Ironholds commented 7 years ago

Sweet; thanks! I'll open a thread to see if it makes a difference to CRAN, although tbh I suspect the answer is likely to be 'nope'. Generally they'd almost certainly wanna see a really, really streamlined form :(. But I'll find out!

BenK10 commented 7 years ago

Great!

We are interested in using libpostal on Windows. Now that the snappy and sparkey dependencies have been removed, this should be easier. Any suggestions on how to go about this? We don't want to build from MinGW since we use Visual Studio.

libpostal is not thread-safe but is there any way we can make it so by adding mutexes and such to the code? Would this be a major rewrite? We have a use case of worker threads parsing several addresses each (not a lot) so we would like to be able to load the models once and share them across threads.

Ironholds commented 7 years ago

These questions seem to be for libpostal proper, rather than the R bindings, no?

albarrentine commented 7 years ago

@BenK10 Windows is maybe possible now. As I've said before, I have zero Windows dev machines and frankly have neither used nor thought about Windows in years, but happy to accept patches if anyone gets a build working.

In saying libpostal is not thread-safe, it doesn't mean that there's no possible way to access it from a threaded program, it just means "it's up to you, the caller, to wrap your calls to libpostal in a mutex or else the behavior is undefined." The Java binding for instance can be used within a threaded server because all the calls to libpostal are synchronized methods.

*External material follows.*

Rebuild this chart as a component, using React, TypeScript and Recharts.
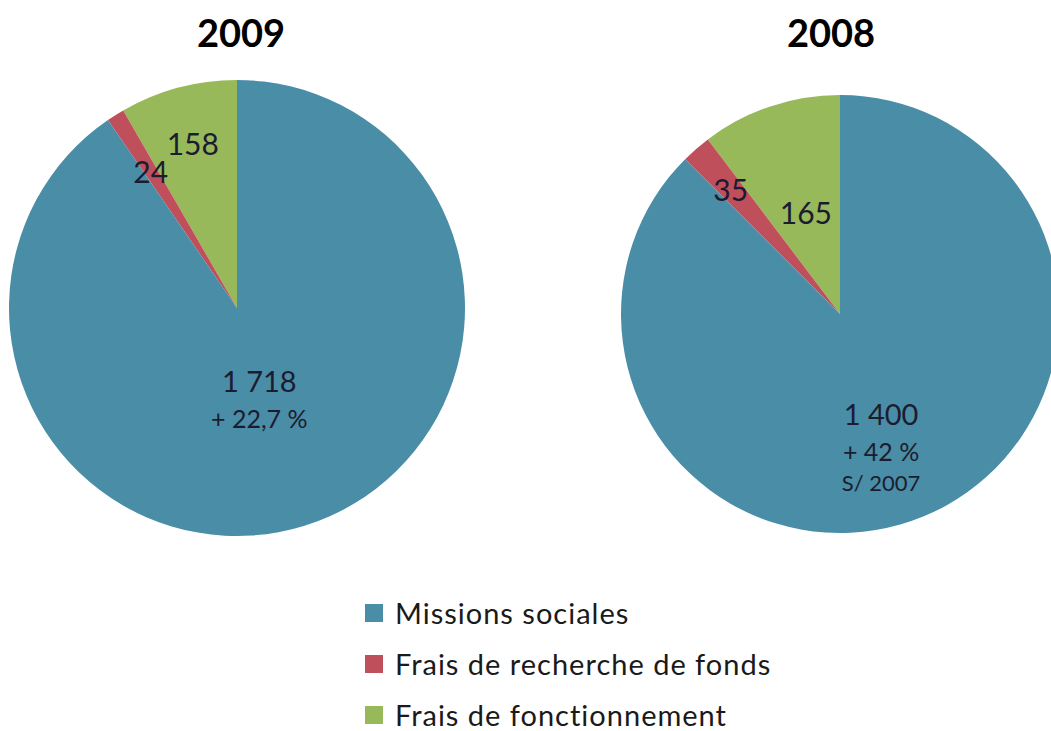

The C library itself shouldn't have to rope in pthread, add the overhead of holding mutexes per call, and make all that work cross-platform just for the few people who are using it from threaded environments (that would hurt performance in the single-threaded case e.g. Python or NodeJS). As far as making libpostal multi-threaded, the only good reason to do that would be for performance and the library can already do > 10k addresses per second. In anything other than optimized C/C++, the calling code is almost certainly slower than that and if there were a situation where libpostal was a bottleneck, that would mean the workload was large enough to be pegging the CPU to the ceiling (not ideal in most multithreaded environments) which would probably call for sharding across multiple processes/machines anyway.

BenK10 commented 7 years ago

@thatdatabaseguy Let's say I use the C API. In a threaded program, would each thread have to do its own setup/teardown of libpostal? Is it possible to instead have a master thread that does the setup once, then spawns worker threads that do mutexed calls to parse_address()? Put another way, is there a way for the child threads to inherit their parent's context so they don't need to each load their own copy of libpostal?

albarrentine commented 7 years ago

@BenK10 definitely, that's how it's intended to work. The setup functions should be called once per process at the beginning of the program and the teardown functions should be called once at the end. In between it's fine to create multiple threads and call libpostal_parse_address from them as long as they implement their own locking.

BenK10 commented 7 years ago

I see. Thanks for clarifying that.